Monday, November 28, 2011

To Catch a Fly

Well, they say everyone's doing it the days; publishing books on the internet and crossing their fingers it'll go viral.

So here's the first instalment of a murder mystery, set on the banks of the little river that wanders through our patch of the Highlands. Well, it's not ours, exactly, it just runs through our valley. Kind of like a river runs through it.


To Catch a Fly
An Inspector MacDonald Mystery

CHAPTER ONE
One in the eye

The hooded crow, perched on a branch over the river, cast another quick hungry eye on the bright morsel hanging just out of reach. A cold wind ruffled its black feathers and sent the birch leaves rustling. The crow darted a glance, and seizing its chance, made a violent stab, only to lose its balance in a flurry of small, frantic wing beats. This was the third time he had mistimed the attack, failing to coincide with the inward swing of the small, moist, round object that had attracted his attention that morning, the elusiveness of which was now maddening him, blinding him to all sense of danger.

His first attempt had succeeded only in setting it swinging, like a marble on a string. Then the wind had dropped, the swinging had subsided and for a minute or so the crow could only watch the morsel floating, as if suspended in the air, so close, just feet away. A gust breathed through the trees, catching the ball, setting it in motion once again. The crow, judging his moment, made another stab as it swung towards him. This second attempt was more successful. The sharp beak made brief contact. The crow now sensed the sweetness, and the smell – a delicious odour of incipient corruption that obliterated all other instincts.

Using aerial skills honed over the years of scavenging the hills, the crow flapped noisily from his perch, and judging his approach to perfection, took the eyeball in his opened beak and with a delicious sense of triumph, swallowed it whole.

At once he knew he had made a terrible mistake. Who knows what goes on in a bird’s brain? Had this been a human the horror would have been instant. As the last shreds of optic nerve slipped down his throat, the euphoria of greed evaporated. The twin barbs of the salmon fly on which the eyeball had been expertly impaled bit and held. The 20lb monofilament to which it had been turle-knotted, held fast. The more the bird flapped and struggled, the deeper the hook bit.

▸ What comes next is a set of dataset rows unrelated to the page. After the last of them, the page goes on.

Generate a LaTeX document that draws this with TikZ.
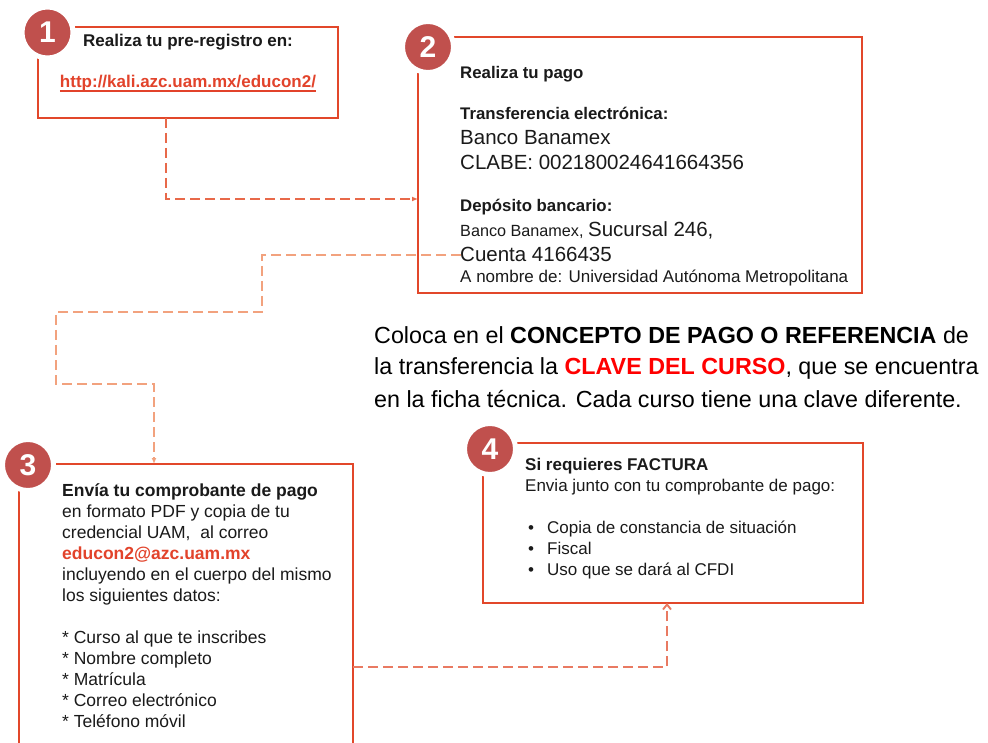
\documentclass[tikz,border=0pt]{standalone}
\usepackage{fontspec}
\setmainfont{Liberation Sans}
\usetikzlibrary{arrows.meta}
\definecolor{boxred}{HTML}{E2472A}
\definecolor{circred}{HTML}{C0504D}
\definecolor{linkred}{HTML}{E2432B}
\definecolor{dashA}{HTML}{E8694A}
\definecolor{dashB}{HTML}{F2A27E}
\definecolor{dashC}{HTML}{E97A62}
\definecolor{txt}{HTML}{1A1A1A}
\newcommand\fsz[2]{\fontsize{#1}{#2}\selectfont}
\begin{document}
\begin{tikzpicture}[x=1pt,y=-1pt,
  stepbox/.style={draw=boxred, line width=2pt, inner sep=0pt, outer sep=0pt, anchor=north west},
  badge/.style={circle, fill=circred, draw=white, line width=5pt, minimum size=51pt, inner sep=0pt, text=white, font=\fsz{30}{30}\bfseries},
  txtline/.style={anchor=base west, inner sep=0pt, text=txt},
  conn/.style={dash pattern=on 10pt off 5pt, line width=1.9pt},
]
\useasboundingbox (0,0) rectangle (988,743);
\fill[white] (0,0) rectangle (988,743);
\clip (0,0) rectangle (988,743);

% boxes
\node[stepbox, minimum width=300pt, minimum height=91pt] (box1) at (38,27) {};
\node[stepbox, minimum width=444pt, minimum height=256pt] (box2) at (418,37) {};
\node[stepbox, minimum width=334pt, minimum height=316pt] (box3) at (19,464) {};
\node[stepbox, minimum width=380pt, minimum height=160pt] (box4) at (483,443) {};

% connectors
\coordinate (cstart) at (461,255);
\draw[conn, draw=dashA, -{Latex[length=6pt,width=5pt]}] ([xshift=128pt]box1.south west) |- (box2.west |- 0,199);
\draw[conn, draw=dashB, -{Latex[length=6pt,width=5pt]}] (cstart) -- (262,255) -- (262,312) -- (56,312) -- (56,384) -- (154,384) -- (154,0 |- box3.north);
\draw[conn, draw=dashC, -{Straight Barb[length=5pt,width=8pt]}] (box3.east |- 0,667) -| (667,0 |- box4.south);

% badges
\node[badge] (n1) at (47.5,32.5) {1};
\node[badge] (n2) at (428,47) {2};
\node[badge] (n3) at (28,465) {3};
\node[badge] (n4) at (490,449) {4};

% box 1 text
\node[txtline] (t1a) at (83,47) {\fsz{17}{20}\bfseries Realiza tu pre-registro en:};
\node[anchor=base, inner sep=0pt, text=linkred] (t1b) at (188,88) {\fsz{17}{20}\bfseries http://kali.azc.uam.mx/educon2/};
\draw[linkred, line width=1.1pt] ([yshift=-3pt]t1b.base west) -- ([yshift=-3pt]t1b.base east);

% box 2 text
\node[txtline] (t2a) at (460,79) {\fsz{16.8}{20}\bfseries Realiza tu pago};
\node[txtline] (t2b) at (460,120) {\fsz{16.8}{20}\bfseries Transferencia electrónica:};
\node[txtline] (t2c) at (460,145) {\fsz{20.5}{24}Banco Banamex};
\node[txtline] (t2d) at (460,170) {\fsz{20.5}{24}CLABE: 002180024641664356};
\node[txtline] (t2e) at (460,212) {\fsz{16.8}{20}\bfseries Depósito bancario:};
\node[txtline] (t2f) at (460,237) {{\fsz{16.2}{20}Banco Banamex, }{\fsz{20.5}{24}Sucursal 246,}};
\node[txtline] (t2g) at (460,262) {\fsz{20.5}{24}Cuenta 4166435};
\node[txtline] (t2h) at (460,283) {\fsz{17}{20}A nombre de: Universidad Autónoma Metropolitana};

% middle text
\node[txtline, text=black] (m1) at (374,344) {\fsz{23.3}{28}Coloca en el \textbf{CONCEPTO DE PAGO O REFERENCIA} de};
\node[txtline, text=black] (m2) at (374,374) {\fsz{23.3}{28}la transferencia la \textcolor{red}{\textbf{CLAVE DEL CURSO}}, que se encuentra};
\node[txtline, text=black] (m3) at (374,407) {\fsz{23.3}{28}en la ficha técnica. Cada curso tiene una clave diferente.};

% box 3 text
\node[txtline] (t3) at (62,496) {\parbox[t]{285pt}{\fsz{17.5}{21}\raggedright
\textbf{Envía tu comprobante de pago}\\
en formato PDF y copia de tu\\
credencial UAM,\ \ al correo\\
{\color{linkred}\bfseries educon2@azc.uam.mx}\\
incluyendo en el cuerpo del mismo\\
los siguientes datos:\\[21pt]
{*} Curso al que te inscribes\\
{*} Nombre completo\\
{*} Matrícula\\
{*} Correo electrónico\\
{*} Teléfono móvil}};

% box 4 text
\node[txtline] (t4) at (525,470) {\parbox[t]{330pt}{\fsz{17}{21}\raggedright
\textbf{Si requieres FACTURA}\\
Envia junto con tu comprobante de pago:\\[21pt]
\hspace*{3pt}\makebox[19pt][l]{\textbullet}Copia de constancia de situación\\
\hspace*{3pt}\makebox[19pt][l]{\textbullet}Fiscal\\
\hspace*{3pt}\makebox[19pt][l]{\textbullet}Uso que se dará al CFDI}};
\end{tikzpicture}
\end{document}
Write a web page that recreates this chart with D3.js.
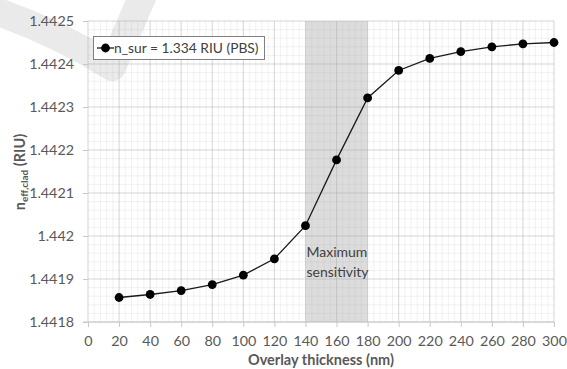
<!DOCTYPE html>
<html>
<head>
<meta charset="utf-8">
<script src="https://cdn.jsdelivr.net/npm/d3@7"></script>
<style>
  body { margin: 0; background: #fff; }
  svg { display: block; font-family: Lato, "Open Sans", sans-serif; }
</style>
</head>
<body>
<div class="graphHere"></div>
<script>
// data
var thickness = [20, 40, 60, 80, 100, 120, 140, 160, 180, 200, 220, 240, 260, 280, 300];
var nEffClad = [1.441857, 1.441864, 1.441873, 1.441887, 1.441909, 1.441947, 1.442024, 1.442177,
                1.442321, 1.442385, 1.442413, 1.442429, 1.44244, 1.442447, 1.44245];
var xTicks = [0, 20, 40, 60, 80, 100, 120, 140, 160, 180, 200, 220, 240, 260, 280, 300];
var yTicks = [1.4418, 1.4419, 1.442, 1.4421, 1.4422, 1.4423, 1.4424, 1.4425];
var band = [140, 180];
var seriesName = "n_sur = 1.334 RIU (PBS)";

var W = 567, H = 369;
var plot = { left: 88, right: 554, top: 21, bottom: 322 };

var svg = d3.select(".graphHere").append("svg")
  .attr("width", W)
  .attr("height", H);

// faint watermark swoosh in the corner
svg.append("path")
  .attr("d", "M-20,6 Q50,28 112,67 L146,-12")
  .attr("fill", "none")
  .attr("stroke", "#eaeaea")
  .attr("stroke-width", 28)
  .attr("stroke-linejoin", "round");

var x = d3.scaleLinear().domain([0, 300]).range([plot.left, plot.right]);
var y = d3.scaleLinear().domain([1.4418, 1.4425]).range([plot.bottom, plot.top]);

var g = svg.append("g");

// shaded region
g.append("rect")
  .attr("x", x(band[0]))
  .attr("y", y(1.4425))
  .attr("width", x(band[1]) - x(band[0]))
  .attr("height", y(1.4418) - y(1.4425))
  .attr("fill", "#dcdcdc");

// minor grid
var minorX = d3.range(0, 301, 4);
var minorY = d3.range(0, 36).map(function(i){ return 1.4418 + i * 0.00002; });
g.selectAll(".mx").data(minorX).enter().append("line")
  .attr("x1", function(d){ return x(d); }).attr("x2", function(d){ return x(d); })
  .attr("y1", plot.top).attr("y2", plot.bottom)
  .attr("stroke", "#b0b0b0").attr("stroke-opacity", 0.16).attr("stroke-width", 1);
g.selectAll(".my").data(minorY).enter().append("line")
  .attr("x1", plot.left).attr("x2", plot.right)
  .attr("y1", function(d){ return y(d); }).attr("y2", function(d){ return y(d); })
  .attr("stroke", "#b0b0b0").attr("stroke-opacity", 0.16).attr("stroke-width", 1);

// major grid
g.selectAll(".gx").data(xTicks).enter().append("line")
  .attr("x1", function(d){ return x(d); }).attr("x2", function(d){ return x(d); })
  .attr("y1", plot.top).attr("y2", plot.bottom)
  .attr("stroke", "#b0b0b0").attr("stroke-opacity", 0.4).attr("stroke-width", 1);
g.selectAll(".gy").data(yTicks).enter().append("line")
  .attr("x1", plot.left).attr("x2", plot.right)
  .attr("y1", function(d){ return y(d); }).attr("y2", function(d){ return y(d); })
  .attr("stroke", "#b0b0b0").attr("stroke-opacity", 0.4).attr("stroke-width", 1);

// axes
var xAxis = d3.axisBottom(x).tickValues(xTicks).tickSize(5).tickPadding(9)
  .tickFormat(d3.format("d"));
var gx = svg.append("g").attr("transform", "translate(0," + plot.bottom + ")").call(xAxis);
gx.select(".domain").attr("stroke", "#c8c8c8").attr("d", "M" + (plot.left - 5) + ",0H" + plot.right);
gx.selectAll(".tick line").attr("stroke", "#c8c8c8");
gx.selectAll(".tick text").attr("fill", "#595959").style("font-size", "14.3px")
  .style("font-family", "Lato, sans-serif");

var yAxis = d3.axisLeft(y).tickValues(yTicks).tickSize(5).tickPadding(9)
  .tickFormat(function(d){ return +d.toFixed(4) + ""; });
var gy = svg.append("g").attr("transform", "translate(" + plot.left + ",0)").call(yAxis);
gy.select(".domain").remove();
gy.selectAll(".tick line").attr("stroke", "#c8c8c8");
gy.selectAll(".tick text").attr("fill", "#595959").style("font-size", "14.3px")
  .style("font-family", "Lato, sans-serif");

// series line and markers
var line = d3.line()
  .x(function(d, i){ return x(thickness[i]); })
  .y(function(d){ return y(d); });

g.append("path")
  .datum(nEffClad)
  .attr("d", line)
  .attr("fill", "none")
  .attr("stroke", "#1a1a1a")
  .attr("stroke-width", 1.3);

g.selectAll(".pt").data(nEffClad).enter().append("circle")
  .attr("cx", function(d, i){ return x(thickness[i]); })
  .attr("cy", function(d){ return y(d); })
  .attr("r", 4.4)
  .attr("fill", "#000");

// annotation in the band
var note = g.append("text")
  .attr("x", x(band[0]) + 1)
  .attr("y", 257)
  .attr("fill", "#404040")
  .style("font-size", "14px");
note.append("tspan").attr("x", x(band[0]) + 1).text("Maximum");
note.append("tspan").attr("x", x(band[0]) + 1).attr("dy", 20).text("sensitivity");

// legend
var lg = svg.append("g");
lg.append("rect")
  .attr("x", 93.5).attr("y", 36.5)
  .attr("width", 171).attr("height", 23)
  .attr("fill", "#fff")
  .attr("stroke", "#7f7f7f");
lg.append("line")
  .attr("x1", 97).attr("x2", 114)
  .attr("y1", 48).attr("y2", 48)
  .attr("stroke", "#1a1a1a").attr("stroke-width", 1.3);
lg.append("circle").attr("cx", 105.5).attr("cy", 48).attr("r", 4.4).attr("fill", "#000");
lg.append("text")
  .attr("x", 114).attr("y", 53)
  .attr("fill", "#404040")
  .style("font-size", "13.8px")
  .text(seriesName);

// axis titles
svg.append("text")
  .attr("x", 321).attr("y", 365)
  .attr("text-anchor", "middle")
  .attr("fill", "#595959")
  .style("font-size", "14.5px")
  .style("font-weight", "bold")
  .text("Overlay thickness (nm)");

var yt = svg.append("text")
  .attr("transform", "translate(25,172) rotate(-90)")
  .attr("text-anchor", "middle")
  .attr("fill", "#595959")
  .style("font-size", "14.5px")
  .style("font-weight", "bold");
yt.append("tspan").text("n");
yt.append("tspan").attr("dy", 3).style("font-size", "10px").text("eff,clad");
yt.append("tspan").attr("dy", -3).text(" (RIU)");
</script>
</body>
</html>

At the beginning, four hours before exhaustion set in, and for a second or so at a time, the crow, like a hooked fish sensing escape, managed a few, panic-stricken strokes of flight. The line would then tighten, bringing him crashing to the ground in a tangle of broken feathers. Twice he managed to fly to the opposite bank and get a perch on the overhanging branch of a big rowan. But always there was the hook firmly lodged in his throat and the insidous, near- invisible line snaking down towards the river. Twice, having reached the branch, and recovered somewhat, he had taken to the air, only to be dragged brutally down by the strength of the monofilament and the weight of the 10 weight double-tapered Hardy floating fly line to which it was attached via a short length of heavy sink tip.

Once, in his increasingly frantic attempts to escape, the crow managed to lift the rod tip itself, which lay some six inches under the fast-flowing water of the quarry pool, beside which the matching Hardy Expert rod itself lay, complete with gold anodised Orvis Excel large arbour reel, an outfit that had probably cost its owner, who lay face down in the shingle beside it, around £2,000.